"I have no need of friendship; friendship causes pain.
It's laughter and it's loving I disdain.
I am a rock, I am an island."
—Paul Simon, I am a Rock
One would be forgiven for assuming that the Octave of Christmas is "Wall-to-Wall Christ Child," a time focused exclusively on the extraordinary moment when the Incarnate Word was first revealed to Mankind. Yet the Church herself has broken into the Octave with two feasts which are a bit less exclusively Christ-centric than an outsider might have expected: the Feast of the Holy Family, and the Feast of Mary, Mother of God. Is this simply a result of "too many feasts; too little time?" Or is the Church's decision to focus our attention on Christ's dependence even as we welcome him to Earth for the first time an intentional one? Perhaps it is a calculated reminder that no man is an island. Not even He who became Man for our sake.

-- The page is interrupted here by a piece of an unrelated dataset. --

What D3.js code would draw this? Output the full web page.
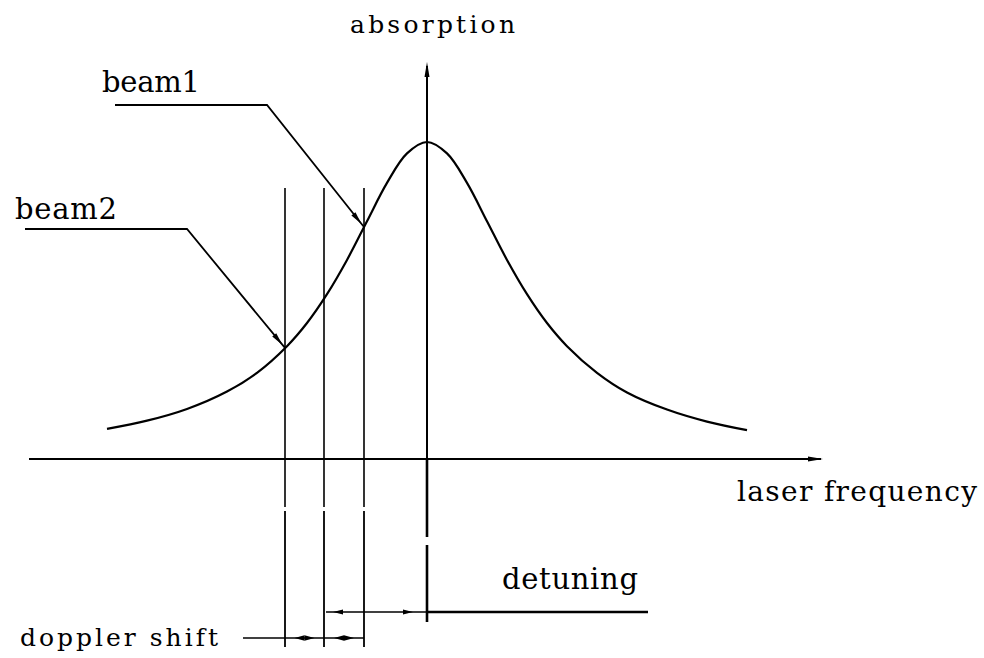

The Piano in a Factory (Gang de qin), a 2010 comedy-drama from the Chinese director Zhang Meng, is a light-hearted, quirky look of that very issue—with the Christ Child left out, of course. Set in the 1990s, the film follows Chen Guilin, an unemployed steelworker who ekes out a modest living as an earnest-but-indifferent accordionist. When his estranged wife shows up demanding a divorce, Guilin is relieved, until the wife insists on taking their daughter with her. Convinced that his daughter—as earnest and indifferent a pianist as her father is an accordionist—will stay with him only if he can assure her a real-life piano, Guilin determines to procure himself such a regal instrument, no matter the cost.
When efforts to sponge the funds from his circle of impoverished friends fall flat, Guilin turns to crime. One alcohol-fueled heist attempt later (complete with a hangover-laden night at the local police station), he settles upon an impossible scheme: he will build his own piano with the "expert" help of his rag-tag friends—a motley crowd of laid-off industrial workers, ex-cons and struggling businessmen who have little in common other than the crushing weight of personal and social failure.
Given the golden opportunity to do something worthwhile, the group responds with enthusiasm, but will the completion of this piano be the catalyst that rekindles the hopes of its many creators, or will it be yet another failure, weighing down upon an already-demoralized group?
More importantly, will Guilin recognize the extraordinary outpouring of love and friendship on the part of his companions, or will he continue to stubbornly pursue the path of self-centeredness that led to his predicament in the first place?
At first the film's symbolism seems almost too direct: a piano is made up of many diverse yet interconnected parts that rely on one another for success, just as Guilin's kaleidoscopic entourage must rely on one another in their quest. But the message of the film is worth being direct about: friendship and family are of incalculable importance in our lives, and we ignore that truth at the risk of our very humanity.
We Christians cannot overstate the importance of our relationship to God; it is he who knows us in our mother's womb; he who calls us by name; he who gifts our being with potential. Yet at the same time, even God does not consider us independent of our human relationships, but in our totality within them. I am not only "Joseph," I am also "Dominic's father." And that paternal relationship profoundly influences us both. At the Final Judgment, I will be called to answer not only for my own life, but for the impact I have had on the lives of my children.
If anyone could be expected to distance themselves from fallen human beings, it would be Christ. When Godhead speaks to Godhead, are other, lesser voices really necessary? Yet the Feast of the Holy Family and that of Mary, Mother of God, coming within the Octave of Christmas—falling hard upon the staggering realization that the Creator has condescended to be born of his creature—remind us that even the most powerful, most independent, most perfect of all human beings did not see isolation as an ideal, or something to be sought after. He did not spring suddenly among us, perfect, as did Athena. Nor did he choose to be raised by Nature's instruments, like the legendary Enkidu or Atalanta. Instead, he chose to be part of a human family—an incredibly impressive, unduplicated human family, to be sure; but a human family none the less. He chose messy interconnection. He chose intimacy.
But is this really a surprise? In one breath Christ commands us not only to love his father, but our neighbor as well. In the perfection of Eden, the Creator pronounced that it was not good for man to be alone. Our human relationships are not meant to be crutches for our imperfections, nor are they incidental to our lives. Like the strings and hammers and keys of a piano, they each have meaning, and a role to play in the creation of the song of our lives. A young man might sing out in romantic conceit that he is a craggy island, but why would he sing about it unless he expected his song to be heard, and some response to be made?
Our relationships are what make us human. Why would we expect the God-made-man to avoid them, or his church to ignore what he has embraced?